Represents a paragraph of information.

header

Has one property, level, ranging between 0 and 4, with lower numbers being more important. Level 0 is reserved for the page's title. (Higher levels are possible but may not be supported by all renderers.)

list

Represents a list of some kind. Has one property, type, which may contain any of "bulleted", "numbered", or "definition". Children must be items.

Note: Future versions of Kontent are expected to implement definition lists in a different way than they are currently.

item

Represents an item in a list. In a definition list, the type property can be set to term to indicate the item in question is a term, rather than a definition.

table

Represents a table. Its children are row nodes, whose children are cell nodes.

row

Represents a row in a table. Its children must be cell nodes.

cell

Represents a cell in a table row. If the type property is set to header, the cell should be treated as a header cell.

emphasis

Indicates that its child nodes should be emphasized in some manner, usually by italicizing.

strong

Indicates that its child nodes should be given strong emphasis, usually by bolding.

title

Indicates that its child nodes should be formatted as if they are the title of a book or other work.

struck

Indicates that its child nodes should be crossed out or otherwise visibly "deleted".

superscript

Indicates that its child nodes should be formatted as a superscript.

subscript

Indicates that its child nodes should be formatted as a subscript.

code

Indicates that its child nodes should be formatted as a piece of code. If the type field is set to paragraph, the code should be treated as a separate paragraph and possibly indented.

link

Represents a hyperlink. Has one property, location, containing a Kontent path or fully-qualified URL. (Kontent paths will never have a colon in them, while URLs always will.) If a link node has no children, most renderers will fill in the page's title.

transclude

Represents a transclusion, indicating that the textual content of the page indicated by location should be inserted into the current page. This is usually achieved through use of a subrequest.

form

Creates a fill-in form, which when submitted will return to the same page, mode and format as is currently in use.

textfield

Creates a fill-in field for a string of text. The name property gives the name the field's content should be returned as; value indicates the current value of the field; and label gives an optional text label to be displayed for the field. The type property, when set to the value multiline, tells the renderer that a large, multiple-line block of text should be expected.

boolfield

Creates a fill-in field for a boolean value (often a checkbox). The name, value and label properites work as above.

choicefield

Creates a fill-in field for one of several choices. The name, value and label properties work basically as above. The default rendering is usually a drop-down box; however, if type is set to action, the name will also be forced to equal action, and the form will be submitted once an action is chosen. Action fields are often displayed as a set of buttons.

choice

Each choicefield should have several choices. The value property gives the value associated with this choice; any nodes under this one will be used to determine the label text for the choice.

metafield

A metafield is an invisible field carrying information back to the server. The name and value properties work basically as above.

!

A node whose name consists solely of an exclamation point indicates a warning message, usually meaning that the parser found an error in the markup used to generate the skeleton. Each warning has a message, kept (appropriately enough) in its message property.

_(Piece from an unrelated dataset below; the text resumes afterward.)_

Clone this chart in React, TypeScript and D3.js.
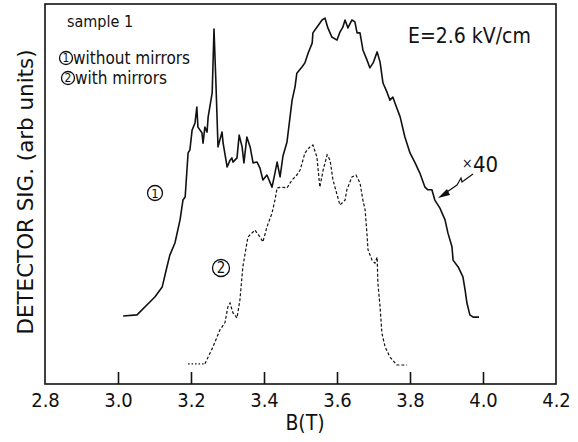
import { useEffect, useRef } from 'react'
import * as d3 from 'd3'

// B (T) vs detector signal (arb units)
const withoutB = [3.014, 3.052, 3.101, 3.121, 3.134, 3.142, 3.156, 3.17, 3.178, 3.184, 3.192, 3.197, 3.203, 3.211, 3.216, 3.219, 3.23, 3.233, 3.238, 3.244, 3.247, 3.258, 3.263, 3.268, 3.274, 3.285, 3.288, 3.299, 3.307, 3.312, 3.315, 3.326, 3.332, 3.34, 3.345, 3.353, 3.362, 3.37, 3.381, 3.389, 3.397, 3.408, 3.422, 3.43, 3.436, 3.444, 3.452, 3.463, 3.477, 3.485, 3.49, 3.504, 3.512, 3.521, 3.532, 3.534, 3.545, 3.559, 3.567, 3.575, 3.586, 3.6, 3.608, 3.616, 3.622, 3.63, 3.641, 3.649, 3.655, 3.663, 3.671, 3.682, 3.69, 3.699, 3.71, 3.718, 3.726, 3.737, 3.745, 3.753, 3.759, 3.773, 3.786, 3.8, 3.814, 3.827, 3.841, 3.849, 3.86, 3.868, 3.882, 3.896, 3.904, 3.915, 3.918, 3.932, 3.945, 3.951, 3.956, 3.964, 3.973, 3.989]
const withoutSig = [17.9, 18.2, 22.9, 25.5, 30.8, 33.9, 37.1, 43.2, 48.4, 49.2, 60.8, 61.6, 66.8, 68.7, 72.9, 67.6, 66.1, 63.4, 67.6, 66.3, 70.3, 76.6, 93.4, 80.0, 62.4, 66.3, 63.4, 57.1, 58.9, 59.5, 58.4, 59.5, 65.5, 62.4, 58.2, 65.0, 62.4, 58.2, 58.4, 56.8, 53.7, 55.0, 51.8, 55.5, 58.4, 54.5, 60.0, 63.7, 74.7, 78.2, 81.8, 83.4, 84.5, 87.1, 89.7, 92.4, 93.9, 95.8, 96.3, 93.7, 91.3, 90.5, 92.6, 93.9, 95.8, 93.7, 95.8, 95.3, 92.4, 92.4, 87.9, 85.3, 83.2, 84.5, 87.4, 84.7, 79.2, 76.8, 74.7, 75.5, 73.9, 70.3, 65.0, 60.8, 58.2, 55.5, 51.8, 51.1, 51.1, 48.4, 46.3, 43.2, 39.7, 36.1, 32.6, 30.8, 28.2, 24.7, 21.3, 18.2, 17.6, 17.6]

const withB = [3.192, 3.238, 3.26, 3.279, 3.293, 3.301, 3.307, 3.315, 3.326, 3.334, 3.342, 3.356, 3.375, 3.389, 3.397, 3.408, 3.422, 3.43, 3.436, 3.449, 3.463, 3.477, 3.49, 3.499, 3.512, 3.526, 3.534, 3.545, 3.553, 3.562, 3.573, 3.581, 3.589, 3.608, 3.622, 3.627, 3.641, 3.652, 3.663, 3.671, 3.677, 3.682, 3.685, 3.696, 3.704, 3.71, 3.712, 3.718, 3.723, 3.732, 3.745, 3.764, 3.792]
const withSig = [5.3, 5.3, 9.7, 14.2, 16.1, 20.3, 21.3, 18.7, 17.4, 22.1, 30.8, 38.7, 40.5, 38.7, 37.4, 41.3, 45.0, 48.4, 51.6, 51.8, 51.6, 53.7, 55.0, 56.3, 60.8, 62.4, 62.9, 59.7, 51.8, 56.3, 60.3, 58.9, 53.7, 47.1, 48.4, 51.1, 54.5, 55.0, 52.9, 48.4, 45.8, 39.7, 35.3, 32.6, 31.8, 33.4, 26.6, 20.3, 13.4, 9.7, 7.1, 5.0, 5.0]

const xTicks = [2.8, 3.0, 3.2, 3.4, 3.6, 3.8, 4.0, 4.2]

const FONT = "'DejaVu Sans Condensed', 'DejaVu Sans', sans-serif"

export default function App() {
  const svgRef = useRef<SVGSVGElement>(null)

  useEffect(() => {
    const svg = d3.select(svgRef.current)
    svg.selectAll('*').remove()

    const width = 578
    const height = 442
    const margin = { top: 4, right: 22, bottom: 58, left: 45 }

    const x = d3.scaleLinear().domain([2.8, 4.2]).range([margin.left, width - margin.right])
    const y = d3.scaleLinear().domain([0, 100]).range([height - margin.bottom, margin.top])

    svg.attr('width', width).attr('height', height)
    svg.append('rect').attr('width', width).attr('height', height).attr('fill', '#fff')

    // frame
    svg
      .append('rect')
      .attr('x', x(2.8))
      .attr('y', y(100))
      .attr('width', x(4.2) - x(2.8))
      .attr('height', y(0) - y(100))
      .attr('fill', 'none')
      .attr('stroke', '#111')
      .attr('stroke-width', 1.6)

    // x axis, ticks pointing inward
    svg
      .append('g')
      .attr('transform', `translate(0,${y(0)})`)
      .call(
        d3
          .axisBottom(x)
          .tickValues(xTicks)
          .tickSizeInner(-12)
          .tickSizeOuter(0)
          .tickPadding(9)
          .tickFormat(d3.format('.1f'))
      )
      .call((g) => g.select('.domain').remove())
      .call((g) =>
        g
          .selectAll('line')
          .attr('stroke', '#111')
          .attr('stroke-width', 1.6)
          .attr('opacity', (d) => (d === 2.8 || d === 4.2 ? 0 : 1))
      )
      .call((g) =>
        g.selectAll('text').attr('fill', '#111').attr('font-size', '20px').attr('font-family', FONT)
      )

    svg
      .append('text')
      .attr('x', 305)
      .attr('y', 430)
      .attr('text-anchor', 'middle')
      .attr('font-size', '21px')
      .attr('font-family', FONT)
      .attr('fill', '#111')
      .text('B(T)')

    svg
      .append('text')
      .attr('transform', 'translate(33,192) rotate(-90)')
      .attr('text-anchor', 'middle')
      .attr('font-size', '21px')
      .attr('font-family', FONT)
      .attr('fill', '#111')
      .attr('textLength', 285)
      .attr('lengthAdjust', 'spacingAndGlyphs')
      .text('DETECTOR SIG.  (arb units)')

    // curves
    const line = d3
      .line<[number, number]>()
      .x((d) => x(d[0]))
      .y((d) => y(d[1]))

    const curve1: [number, number][] = withoutB.map((b, i) => [b, withoutSig[i]])
    const curve2: [number, number][] = withB.map((b, i) => [b, withSig[i]])

    svg
      .append('path')
      .attr('d', line(curve1))
      .attr('fill', 'none')
      .attr('stroke', '#111')
      .attr('stroke-width', 1.6)
      .attr('stroke-linejoin', 'round')

    svg
      .append('path')
      .attr('d', line(curve2.slice(0, 2)))
      .attr('fill', 'none')
      .attr('stroke', '#111')
      .attr('stroke-width', 1.3)
      .attr('stroke-dasharray', '1.5 2')

    svg
      .append('path')
      .attr('d', line(curve2.slice(1)))
      .attr('fill', 'none')
      .attr('stroke', '#111')
      .attr('stroke-width', 1.2)
      .attr('stroke-dasharray', '3 2')

    // circled numbers
    const circled = (cx: number, cy: number, r: number, label: string, fs: number) => {
      svg
        .append('circle')
        .attr('cx', cx)
        .attr('cy', cy)
        .attr('r', r)
        .attr('fill', 'none')
        .attr('stroke', '#111')
        .attr('stroke-width', 1.3)
      svg
        .append('text')
        .attr('x', cx)
        .attr('y', cy)
        .attr('dy', '0.36em')
        .attr('text-anchor', 'middle')
        .attr('font-size', `${fs}px`)
        .attr('font-family', FONT)
        .attr('fill', '#111')
        .text(label)
    }

    circled(155, 193, 7.5, '1', 13)
    circled(221, 268, 8.5, '2', 15)
    circled(66, 58, 6.5, '1', 12)
    circled(68, 78, 6.5, '2', 12)

    const note = (tx: number, ty: number, fs: number, s: string) =>
      svg
        .append('text')
        .attr('x', tx)
        .attr('y', ty)
        .attr('font-size', `${fs}px`)
        .attr('font-family', FONT)
        .attr('fill', '#111')
        .text(s)

    note(67, 27, 16, 'sample 1')
    note(73, 64, 17, 'without mirrors')
    note(75, 84, 17, 'with mirrors')
    note(408, 43, 21, 'E=2.6 kV/cm')
    note(462, 168, 14, '×')
    note(473, 172, 22, '40')

    // x40 arrow
    svg
      .append('path')
      .attr('d', 'M473,174 L462,182 L461,178 L457,185 L444,194')
      .attr('fill', 'none')
      .attr('stroke', '#111')
      .attr('stroke-width', 1.2)
    svg
      .append('path')
      .attr('d', 'M438,198 L447,189 L450,195 Z')
      .attr('fill', '#111')
  }, [])

  return (
    <div style={{ position: 'absolute', left: 0, top: 0 }}>
      <svg ref={svgRef} />
    </div>
  )
}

Warnings should be displayed in a noticable but non-disruptive fashion; in the HTML renderer, for example, they take the form of a red exclamation point with a tooltip containing the message.

Methods

add_node

Creates a new node and appends it to the current node's list of children. The tag name is passed as the first parameter; any named parameters are treated as node properties.

add_text

Appends one or more text nodes to the current node's list of children.

dump()

Returns an array of strings representing the skeleton from the current node down; each string should be treated as a separate line.

text()

Assembles a string consisting of all text nodes below the current node, concatenated together.